Castelo de S. Jorge
O presidente chinês Hu Jintao suspendeu a visita que tinha programada ao nosso país em 10 e 11 de Julho passados para regressar antecipadamente à China no seguimento dos acontecimentos na província de Xinjiang. Embora tenha delegado no Conselheiro de Estado Dai Bingguo a sua representação na cimeira dos G8, Hu preferiu reprogramar a visita a Portugal, mas fazê-la pessoalmente o que será um indicativo da relevância que a China dá às relações com o nosso país com o qual assinou uma parceria estratégica em 2005. Celebra-se este ano o 30º aniversário do estabelecimento de relações diplomáticas entre Portugal e a RPC e o 10º da transferência da administração de Macau.
Com Hu viajaria até Lisboa uma delegação de mais de 200 empresários chineses desejosos de alargarem as suas operações para a Europa – a proclamada estratégia going out – alguns deles começando, porque não, por Portugal. Surpreende-me a quase total ausência de notícias e a nenhuma discussão sobre este importante assunto na comunicação social portuguesa. Faz agora precisamente 20 anos que estudo a China, onde vivi, onde vou frequentemente e sobre a qual fiz a minha tese de doutoramento e é-me difícil compreender e aceitar o nosso desinteresse e até menosprezo por aquela que já é a terceira economia do mundo e, eu sei, ameaça tornar-se muito mais. Fruto de intenso trabalho negocial o ISCTE tem um DBA (Doctor of Business Administration) na China e os nossos mais de 30 doutorandos, muitos deles empresários importantes à nossa escala, perguntam-me frequentemente quais as possibilidades de cooperação com o nosso país. O que lhes hei-de responder?

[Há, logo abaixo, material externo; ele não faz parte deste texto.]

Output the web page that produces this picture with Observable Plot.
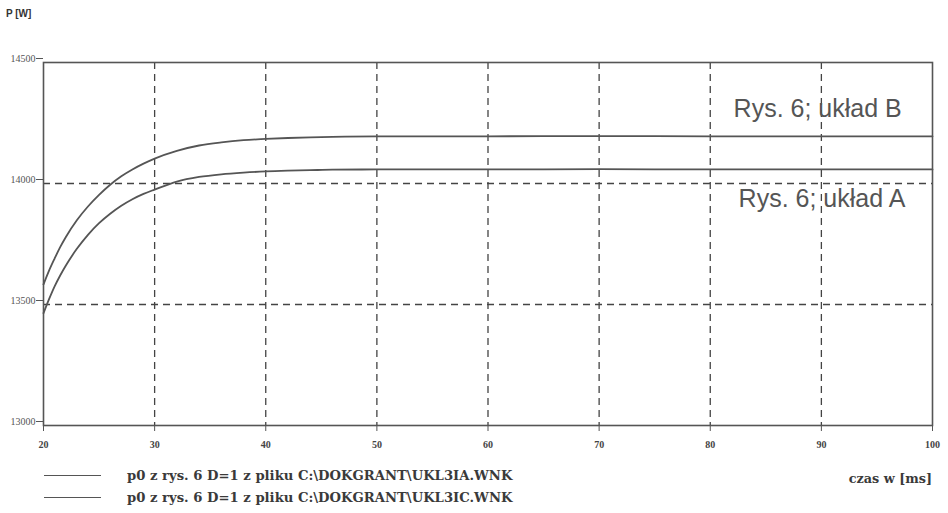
<!DOCTYPE html>
<html>
<head>
<meta charset="utf-8">
<script src="https://cdn.jsdelivr.net/npm/d3@7"></script>
<script src="https://cdn.jsdelivr.net/npm/@observablehq/plot@0.6"></script>
<style>
  html, body { margin: 0; padding: 0; background: #fff; }
  #wrap { position: relative; width: 948px; height: 513px; overflow: hidden; }
  #wrap svg { position: absolute; left: 0; top: 0; overflow: visible; }
  .ov { position: absolute; white-space: nowrap; color: #333; }
  .ylab { left: 6px; top: 8px; font: bold 10px "Liberation Sans", Arial, sans-serif; }
  .leg { left: 127px; font: bold 13.2px "DejaVu Serif", serif; color: #3a3a3a; }
  .swatch { position: absolute; left: 44px; width: 57px; height: 0; border-top: 1.6px solid #555; }
  .xlab { right: 16px; top: 471px; font: bold 12.8px "DejaVu Serif", serif; color: #3a3a3a; }
</style>
</head>
<body>
<div id="wrap">
  <div class="ov ylab">P [W]</div>
  <div class="swatch" style="top:475px"></div>
  <div class="swatch" style="top:497px"></div>
  <div class="ov leg" style="top:468px">p0 z rys. 6 D=1 z pliku C:\DOKGRANT\UKL3IA.WNK</div>
  <div class="ov leg" style="top:490px">p0 z rys. 6 D=1 z pliku C:\DOKGRANT\UKL3IC.WNK</div>
  <div class="ov xlab">czas w [ms]</div>
</div>
<script>
// time [ms]
const time = [20, 20.5, 21, 21.5, 22, 23, 24, 25, 26, 27, 28, 29, 30, 32, 34, 36, 38, 40, 42, 44, 46, 50, 60, 70, 80, 90, 100];
// P [W], Rys. 6; układ B (upper curve)
const ukladB = [13583, 13640, 13690, 13737, 13778, 13848, 13905, 13953, 13995, 14030, 14058, 14082, 14103, 14135, 14157, 14170, 14179, 14184, 14188, 14191, 14193, 14195, 14195, 14196, 14195, 14195, 14195];
// P [W], Rys. 6; układ A (lower curve)
const ukladA = [13464, 13522, 13575, 13620, 13660, 13730, 13788, 13836, 13875, 13908, 13935, 13957, 13975, 14008, 14027, 14038, 14045, 14050, 14053, 14055, 14057, 14058, 14058, 14059, 14058, 14058, 14058];

const xTicks = [20, 30, 40, 50, 60, 70, 80, 90, 100];
const yTicks = [13000, 13500, 14000, 14500];
const xGrid = [30, 40, 50, 60, 70, 80, 90];
const yGrid = [13500, 14000];

const labels = [
  {text: "Rys. 6; układ B", x: 82.1, y: 14309},
  {text: "Rys. 6; układ A", x: 82.55, y: 13936}
];

const rowsB = time.map((t, i) => ({t, p: ukladB[i]}));
const rowsA = time.map((t, i) => ({t, p: ukladA[i]}));

const chart = Plot.plot({
  width: 948,
  height: 513,
  marginLeft: 43,
  marginRight: 16,
  marginTop: 62,
  marginBottom: 88,
  x: {domain: [20, 100]},
  y: {domain: [13000, 14500]},
  style: {background: "transparent"},
  marks: [
    Plot.ruleX(xGrid, {stroke: "#444", strokeWidth: 1.3, strokeDasharray: "7,5"}),
    Plot.ruleY(yGrid, {stroke: "#444", strokeWidth: 1.3, strokeDasharray: "7,5"}),
    Plot.line(rowsB, {x: "t", y: "p", curve: "monotone-x", stroke: "#555", strokeWidth: 1.8}),
    Plot.line(rowsA, {x: "t", y: "p", curve: "monotone-x", stroke: "#555", strokeWidth: 1.8}),
    Plot.frame({stroke: "#555", strokeWidth: 1.6}),
    Plot.axisX({ticks: xTicks, tickSize: 6, tickPadding: 9, stroke: "#555", fill: "#444",
      fontSize: 10, fontFamily: "Liberation Serif", fontWeight: "bold", label: null}),
    Plot.axisY({ticks: yTicks, tickSize: 7, tickPadding: 1, dy: -4, stroke: "#555", fill: "#555",
      fontSize: 10, fontFamily: "Liberation Serif", tickFormat: d => String(d), label: null}),
    Plot.text(labels, {x: "x", y: "y", text: "text", textAnchor: "start", fontSize: 25,
      fontFamily: "Liberation Sans", fill: "#555"})
  ]
});
document.getElementById("wrap").prepend(chart);
</script>
</body>
</html>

Mas não é Hu Jintao o “turista da China” de que vos quero falar. É Tongyan que visitou Lisboa há duas semanas para um programa doutoral no ISCTE, embora “visitar” seja neste caso um verbo demasiado forte. Tongyan, uma executiva de Pequim, directora de marketing numa importante farmacêutica, começou por recusar todos os meus convites para visitar a nossa cidade argumentando muito que estudar, muito que fazer e não saía da rotina hotel, aulas, hotel. Ao quinto dia consegui convencê-la. E foi ali, na muralha do castelo, enquanto o dia se dissolvia na noite, olhando o azul do Tejo, os barcos ocasionais entre as margens, os telhados derramados sobre a colina, que Tongyan me disse de repente, como numa confissão: “Recomendaram-me que não perdesse muito tempo em Lisboa, que era uma cidade suja, envelhecida, pequena e desordenada, sem qualquer ponto de interesse”. Fiquei chocada. Quem? Precisamente um grupo de médicos chineses, mais de uma dezena, que no princípio de Junho aqui esteve para um congresso internacional. No regresso à China foi essa a mensagem que os médicos levaram da nossa cidade. E andam a espalhá-la.
Semelhante percepção deveria preocupar-nos pois a China será em breve um dos maiores mercados emissores de turistas do mundo. Em cinco anos o número mais do que duplicou: de 16,6 milhões em 2002 passaram para 40,9 milhões em 2007. Gastam em média 2.100 euros por pessoa e por viagem e, enquanto o número de chineses afluentes cresce, aumenta também o seu desejo de viajar estimulado pelo próprio governo através da liberalização e de incentivos como o aumento do número de dias de férias ou de países com estatuto de “destino turístico aprovado”. O turismo de negócios é também cada vez mais importante em resultado do forte crescimento económico do país e da crescente presença da China na economia mundial. Muitos, mais de 87% segundo revelou um inquérito recente, aproveitam para juntar o negócio ao lazer beneficiando com isso o país de destino.
Tongyan poderia ter sido um desses turistas. Tem um rendimento elevado, é curiosa e aventureira, conhece quase toda a Europa e é esta a primeira vez que vem a Portugal. Acha pena que o nosso país e a nossa cidade possam ter ganho uma má reputação e lembra que o turista chinês não é um turista qualquer. Gosta de viajar em pequenos grupos e de maximizar o valor da sua estada onde quer que seja. Programas compactos não são problema, é preciso visitar muito e receber muita informação. Noutros países que Tongyan já visitou os quartos de hotel têm chaleiras eléctricas para a preparação do chá e também folhetos com informação útil do ponto de vista do turista chinês sobre o que e quando fazer. Esses países pretendem encorajar e capacitar os visitantes chineses a darem os primeiros passos e esperam com entusiasmo a continuação das excursões.